In the real world, what people mainly do with their Sport Utility Vehicles, as far as I can tell, is try to maneuver them into and out of parking spaces. I base this statement on my local supermarket, where many of the upscale patrons drive Chevrolet Subdivisions. I've noticed that these people often buy just a couple of items -- maybe a bottle of diet water and a 2-ounce package of low-fat dried carrot shreds -- which they put into the back of their Subdivisions, which have approximately the same cargo capacity, in cubic feet, as Finland. This means there is plenty of room left over in case, on the way home, these people decide to pick up something else, such as a herd of bison.

Then comes the scary part: getting the Subdivision out of the parking space. This is a challenge, because the driver apparently cannot, while sitting in the driver's seat, see all the way to either end of the vehicle. I drive a compact car, and on a number of occasions I have found myself trapped behind a Subdivision backing directly toward me, its massive metal butt looming high over my head, making me feel like a Tokyo pedestrian looking up at Godzilla.

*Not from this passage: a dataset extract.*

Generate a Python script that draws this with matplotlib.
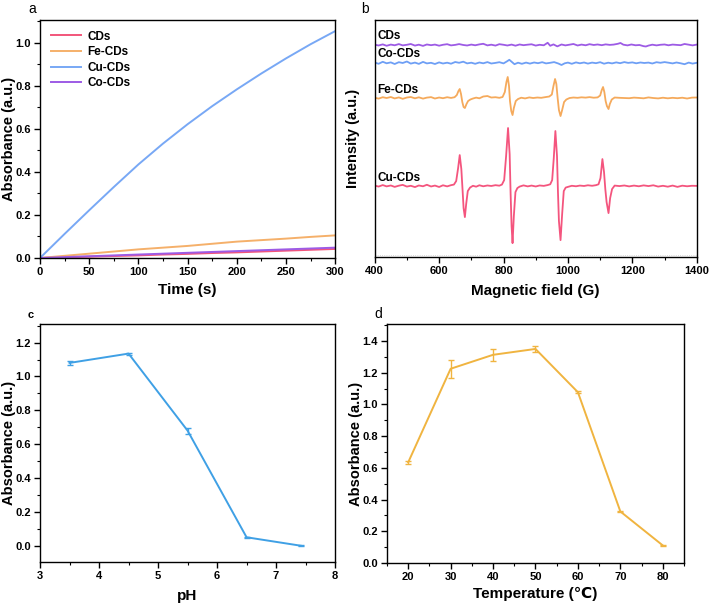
import matplotlib
matplotlib.use("Agg")
import matplotlib.pyplot as plt
from matplotlib.ticker import MultipleLocator

plt.rcParams['font.family'] = ['Liberation Sans', 'DejaVu Sans']
plt.rcParams['font.weight'] = 'bold'
plt.rcParams['axes.labelweight'] = 'bold'
plt.rcParams['axes.linewidth'] = 1.0

# ---- panel a: kinetics ----
time_s = [0, 25, 50, 75, 100, 125, 150, 175, 200, 225, 250, 275, 300]
abs_cds = [0.0, 0.003, 0.006, 0.009, 0.012, 0.016, 0.019, 0.023, 0.026, 0.030, 0.034, 0.038, 0.042]
abs_fe = [0.0, 0.010, 0.020, 0.030, 0.040, 0.048, 0.056, 0.066, 0.076, 0.083, 0.090, 0.098, 0.105]
abs_cu = [0.0, 0.112, 0.222, 0.330, 0.435, 0.532, 0.622, 0.706, 0.784, 0.858, 0.928, 0.994, 1.055]
abs_co = [0.0, 0.004, 0.008, 0.012, 0.016, 0.020, 0.024, 0.028, 0.032, 0.036, 0.040, 0.044, 0.048]
kin_labels = ['CDs', 'Fe-CDs', 'Cu-CDs', 'Co-CDs']

# ---- panel b: EPR spectra (relative intensity, stacked) ----
cds_field = [400, 412, 425, 437, 450, 462, 475, 487, 500, 512, 525, 537, 550, 562, 575, 587, 600, 612,
             625, 637, 650, 662, 675, 687, 700, 712, 725, 737, 750, 762, 775, 787, 800, 812, 825, 837,
             850, 862, 875, 887, 900, 912, 925, 937, 945, 955, 967, 980, 992, 1005, 1017, 1030, 1042,
             1055, 1067, 1080, 1092, 1105, 1117, 1130, 1142, 1155, 1163, 1172, 1185, 1197, 1210, 1222,
             1235, 1242, 1250, 1262, 1275, 1287, 1300, 1312, 1325, 1337, 1350, 1362, 1375, 1387, 1400]
cds_int = [0.3, -0.5, 0.6, -0.8, 0.4, -0.3, 0.9, -0.4, 0.2, 1.0, -0.6, 0.3, -0.9, 0.5, -0.2, 0.4, -0.7, 0.2,
           0.8, -0.4, 0.1, 0.9, 0.0, -0.5, 0.4, -0.3, 0.6, 1.2, -0.4, 0.3, -0.6, 0.8, 0.2, -0.5, 0.4, -0.7,
           0.5, -0.2, 0.3, 0.7, -0.6, 0.2, -0.3, 2.2, -0.8, 0.6, -1.4, 0.5, -0.4, 0.3, 1.0, -0.5, 0.4,
           -0.3, 0.8, 0.0, 0.5, -0.2, 0.6, 0.1, 0.4, 1.2, 2.0, 0.3, -0.4, 0.5, -0.3, 0.0,
           -1.2, -1.5, -0.6, 0.3, -0.4, 0.2, 0.5, -0.3, 0.4, 0.1, -0.2, 1.0, 0.3, -0.4, 0.4]

co_field = [400, 412, 425, 437, 450, 462, 475, 487, 500, 512, 525, 537, 550, 562, 575, 587, 600, 612,
            625, 637, 650, 662, 675, 687, 700, 712, 725, 737, 750, 762, 775, 787, 800, 810, 818, 826,
            834, 845, 857, 870, 882, 895, 907, 920, 932, 945, 957, 970, 980, 990, 1000, 1012, 1025,
            1037, 1050, 1062, 1075, 1087, 1100, 1112, 1125, 1137, 1150, 1162, 1175, 1187, 1200, 1212,
            1225, 1237, 1250, 1262, 1275, 1287, 1300, 1312, 1325, 1337, 1350, 1362, 1375, 1387, 1400]
co_int = [0.5, -0.8, 1.2, -0.3, 0.6, -1.0, 0.8, 0.0, 1.5, -0.6, 0.4, -0.9, 1.1, -0.4, 0.2, -1.0, 0.6, -0.5,
          0.3, -0.7, 1.0, 0.2, 1.3, -0.4, 0.3, -0.8, 0.5, -0.3, 0.9, -0.5, 0.1, 0.8, -0.4, 1.5, 3.2, 1.0,
          -1.2, 0.3, -0.8, 0.4, -0.6, 0.5, -0.2, 0.8, -0.4, 0.2, 0.9, -0.5, -2.0, -0.3, 0.4, -0.8, 0.6,
          -0.3, 0.5, -0.6, 0.4, -0.2, 0.8, -0.7, 0.3, -0.4, 0.6, -0.2, 0.9, 0.1, 0.6, -0.3,
          0.5, 0.0, 0.4, -0.5, 0.8, 0.2, 0.9, 0.3, -0.4, 0.5, -0.3, -1.2, 0.4, -0.6, 0.2]

fe_field = [400, 412, 425, 437, 450, 462, 475, 487, 500, 512, 525, 537, 550, 562, 575, 587, 600, 612,
            625, 637, 648, 655, 660, 664, 668, 672, 676, 680, 685, 690, 697, 705, 715, 725, 737, 750,
            762, 775, 787, 797, 804, 809, 813, 817, 820, 824, 828, 832, 838, 845, 855, 867, 880, 892,
            905, 917, 930, 942, 950, 955, 960, 964, 968, 972, 977, 982, 988, 995, 1005, 1017, 1030,
            1042, 1055, 1067, 1080, 1092, 1100, 1105, 1109, 1113, 1117, 1121, 1126, 1130, 1136, 1145,
            1160, 1175, 1190, 1205, 1220, 1235, 1250, 1265, 1280, 1295, 1310, 1325, 1340, 1355, 1370,
            1385, 1400]
fe_int = [0.3, -0.6, 0.8, 0.0, 1.0, -0.4, 0.6, -0.8, 0.5, 1.0, -0.3, 0.7, -0.6, 0.4, 0.9, -0.5, 0.5, -0.2,
          0.8, 0.1, 0.8, 3.0, 7.0, 9.0, 4.0, -4.0, -9.0, -10.0, -6.0, -3.0, -1.5, -0.5, 0.4, -0.3, 1.5, 2.0,
          0.5, 0.8, 0.2, 1.0, 6.0, 16.0, 21.0, 12.0, -3.0, -13.0, -17.0, -10.0, -3.0, -1.0, 0.3, -0.4, 0.6, 0.0,
          0.5, 0.2, 0.9, 1.5, 3.5, 12.0, 19.0, 14.0, 0.0, -12.0, -18.0, -12.0, -4.0, -1.5, 0.0, 0.5, 0.2,
          0.7, 0.4, 0.9, 0.3, 0.6, 2.5, 8.0, 11.0, 6.0, -3.0, -8.0, -11.0, -6.0, -1.5, 0.5,
          0.2, 0.0, -0.2, 0.4, 0.1, -0.3, 0.6, 0.0, -0.4, 0.3, -0.3, 0.2, -0.2, 0.3, -0.5,
          0.4, 0.5]

cu_field = [400, 412, 425, 437, 450, 462, 475, 487, 500, 512, 525, 537, 550, 562, 575, 587, 600, 612,
            625, 637, 646, 653, 659, 664, 669, 673, 676, 680, 684, 689, 696, 705, 715, 725, 737, 750,
            762, 775, 787, 795, 802, 808, 814, 819, 822, 825, 828, 832, 837, 843, 850, 862, 875, 887,
            900, 912, 925, 937, 945, 951, 956, 961, 966, 969, 972, 977, 982, 987, 993, 1000, 1012, 1025,
            1037, 1050, 1062, 1075, 1087, 1095, 1101, 1107, 1112, 1116, 1120, 1126, 1131, 1137, 1145,
            1160, 1175, 1190, 1205, 1220, 1235, 1250, 1265, 1280, 1295, 1310, 1325, 1340, 1355, 1370,
            1385, 1400]
cu_int = [0.5, -0.5, 1.0, -0.3, 0.6, -0.8, 0.4, 1.2, -0.5, 0.3, -1.0, 0.6, -0.2, 1.3, -0.4, 0.5, -0.9, 0.8,
          -0.3, 0.9, 1.5, 5.0, 18.0, 31.0, 17.0, -5.0, -22.0, -31.0, -18.0, -5.0, -1.5, 0.3, -0.6, 0.8, -0.2, 0.6,
          0.1, 0.9, 0.4, 1.5, 6.0, 30.0, 58.0, 32.0, -8.0, -40.0, -57.0, -30.0, -6.0, -2.0, -0.5, 0.7, -0.3, 0.5,
          -0.4, 0.6, 0.2, 1.0, 1.8, 6.0, 28.0, 55.0, 30.0, -6.0, -35.0, -54.0, -28.0, -5.0, -1.5, -0.8, 0.3, -0.2,
          0.5, 0.1, 0.8, 0.3, 0.9, 1.8, 8.0, 27.0, 14.0, -3.0, -16.0, -27.0, -12.0, -3.0, 0.5,
          0.0, 0.6, -0.3, 0.5, -0.2, 0.7, 0.0, 0.8, -0.5, 0.3, -0.6, 0.5, -0.8, 0.4, -0.2,
          0.3, 0.2]

epr_labels = ['CDs', 'Co-CDs', 'Fe-CDs', 'Cu-CDs']
epr_offsets = [-25, -43, -78, -166]

# ---- panel c: pH ----
ph = [3.5, 4.5, 5.5, 6.5, 7.42]
abs_ph = [1.08, 1.135, 0.68, 0.05, 0.0]
err_ph = [0.01, 0.006, 0.018, 0.004, 0.003]

# ---- panel d: temperature ----
temp = [20, 30, 40, 50, 60, 70, 80]
abs_temp = [0.635, 1.225, 1.313, 1.350, 1.077, 0.325, 0.111]
err_temp = [0.01, 0.057, 0.036, 0.017, 0.005, 0.005, 0.003]

kin_colors = ['#F2557A', '#F5B06A', '#78A8F5', '#9D5BE5']
epr_colors = ['#9D5BE5', '#6E9FF5', '#F5AA5C', '#F4557E']

fig = plt.figure(figsize=(7.11, 6.05), dpi=100)
ax_a = fig.add_axes([0.0563, 0.5736, 0.415, 0.3934])
ax_b = fig.add_axes([0.527, 0.575, 0.453, 0.392])
ax_c = fig.add_axes([0.0563, 0.0711, 0.415, 0.3934])
ax_d = fig.add_axes([0.5443, 0.0694, 0.4177, 0.395])


def style_axis(ax):
    ax.tick_params(which='major', direction='out', length=4, width=1.0, labelsize=8,
                   top=False, right=False, pad=2.5)
    ax.tick_params(which='minor', direction='out', length=2, width=0.8, top=False, right=False)
    for lab in ax.get_xticklabels() + ax.get_yticklabels():
        lab.set_fontweight('bold')


# a
for y, lab, col in zip([abs_cds, abs_fe, abs_cu, abs_co], kin_labels, kin_colors):
    ax_a.plot(time_s, y, color=col, lw=1.4, label=lab)
ax_a.set_xlim(0, 300)
ax_a.set_ylim(0, 1.107)
ax_a.xaxis.set_major_locator(MultipleLocator(50))
ax_a.xaxis.set_minor_locator(MultipleLocator(25))
ax_a.yaxis.set_major_locator(MultipleLocator(0.2))
ax_a.yaxis.set_minor_locator(MultipleLocator(0.1))
ax_a.set_xlabel('Time (s)', fontsize=11)
ax_a.set_ylabel('Absorbance (a.u.)', fontsize=10.5)
ax_a.xaxis.set_label_coords(0.5, -0.105)
ax_a.yaxis.set_label_coords(-0.082, 0.5)
style_axis(ax_a)
leg = ax_a.legend(loc='upper left', frameon=False, fontsize=8.5, handlelength=2.6,
                  handletextpad=0.5, labelspacing=0.3, borderaxespad=0.5)
for t in leg.get_texts():
    t.set_fontweight('bold')

# b
traces = [(cds_field, cds_int), (co_field, co_int), (fe_field, fe_int), (cu_field, cu_int)]
for (fx, fy), off, lab, col in zip(traces, epr_offsets, epr_labels, epr_colors):
    ax_b.plot(fx, [v + off for v in fy], color=col, lw=1.3)
    ax_b.text(408, off + 8.5, lab, fontsize=8.5, fontweight='bold', va='center', ha='left')
ax_b.axhline(-235, color='#cccccc', lw=0.6, ls=':')
ax_b.set_xlim(400, 1400)
ax_b.set_ylim(-237, 0)
ax_b.set_yticks([])
ax_b.xaxis.set_major_locator(MultipleLocator(200))
ax_b.xaxis.set_minor_locator(MultipleLocator(100))
ax_b.set_xlabel('Magnetic field (G)', fontsize=11)
ax_b.set_ylabel('Intensity (a.u.)', fontsize=10.5)
ax_b.xaxis.set_label_coords(0.5, -0.112)
ax_b.yaxis.set_label_coords(-0.045, 0.5)
style_axis(ax_b)

# c
ax_c.errorbar(ph, abs_ph, yerr=err_ph, color='#3FA0E5', lw=1.4, capsize=2, elinewidth=1.0)
ax_c.set_xlim(3, 8)
ax_c.set_ylim(-0.096, 1.31)
ax_c.xaxis.set_major_locator(MultipleLocator(1))
ax_c.xaxis.set_minor_locator(MultipleLocator(0.5))
ax_c.yaxis.set_major_locator(MultipleLocator(0.2))
ax_c.yaxis.set_minor_locator(MultipleLocator(0.1))
ax_c.set_xlabel('pH', fontsize=11)
ax_c.set_ylabel('Absorbance (a.u.)', fontsize=10.5)
ax_c.xaxis.set_label_coords(0.5, -0.115)
ax_c.yaxis.set_label_coords(-0.082, 0.5)
style_axis(ax_c)

# d
ax_d.errorbar(temp, abs_temp, yerr=err_temp, color='#F0B440', lw=1.4, capsize=2, elinewidth=1.0)
ax_d.set_xlim(15, 85)
ax_d.set_ylim(0, 1.507)
ax_d.xaxis.set_major_locator(MultipleLocator(10))
ax_d.xaxis.set_minor_locator(MultipleLocator(5))
ax_d.yaxis.set_major_locator(MultipleLocator(0.2))
ax_d.yaxis.set_minor_locator(MultipleLocator(0.1))
ax_d.set_xlabel('Temperature (℃)', fontsize=11)
ax_d.set_ylabel('Absorbance (a.u.)', fontsize=10.5)
ax_d.xaxis.set_label_coords(0.5, -0.1)
ax_d.yaxis.set_label_coords(-0.08, 0.5)
style_axis(ax_d)

# panel letters
fig.text(28 / 711, 1 - 9 / 605, 'a', fontsize=10, fontweight='normal', va='center')
fig.text(361 / 711, 1 - 9 / 605, 'b', fontsize=10, fontweight='normal', va='center')
fig.text(28 / 711, 1 - 315 / 605, 'c', fontsize=8, fontweight='bold', va='center')
fig.text(374 / 711, 1 - 314 / 605, 'd', fontsize=10, fontweight='normal', va='center')

fig.savefig('out.png', dpi=100)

I've tried honking my horn, but the Subdivision drivers can't hear me, because they're always talking on cellular phones the size of Chic-lets. ("The Bigger Your Car, The Smaller Your Phone" is their motto.) I don't know who they're talking to. Maybe they're negotiating with their bison suppliers. Or maybe they're trying to contact somebody in the same area code as the rear ends of their cars, so they can find out what's going on back there. All I know is, I'm thinking of carrying marine flares, so I can fire them into the air as a warning to Subdivision drivers that they're about to run me over. Although frankly I'm not sure they'd care if they did. A big reason why they bought a Sport Utility Vehicle is "safety," in the sense of, "You, personally, will be safe, although every now and then you may have to clean the remains of other motorists out of your wheel wells."

Anyway, now we have the new Ford, which will be EVEN LARGER than the Subdivision, which I imagine means it will have separate decks for the various classes of passengers, and possibly, way up in front by the hood ornament, Leonardo DiCaprio showing Kate Winslet how to fly. I can't wait until one of these babies wheels into my supermarket parking lot. Other motorists and pedestrians will try to flee in terror, but they'll be sucked in by the Ford's powerful gravitational field and become stuck to its massive sides like so many refrigerator magnets. They won't be noticed, however, by the Ford's driver, who will be busy whacking at the side of his or her head, trying to dislodge his or her new cell phone, which is the size of a single grain of rice and has fallen deep into his or her ear canal.

And it will not stop there. This is America, darn it, and Chevrolet is not about to just sit by and watch Ford walk away with the coveted title of Least Sane Motor Vehicle. No, cars will keep getting bigger: I see a time, not too far from now, when upscale suburbanites will haul their overdue movies back to the video-rental store in full-size, 18-wheel tractor-trailers with names like "The Vagabond." It will be a proud time for all Americans, a time for us to cheer for our country. We should cheer loud, because we'll be hard to hear, inside the wheel wells.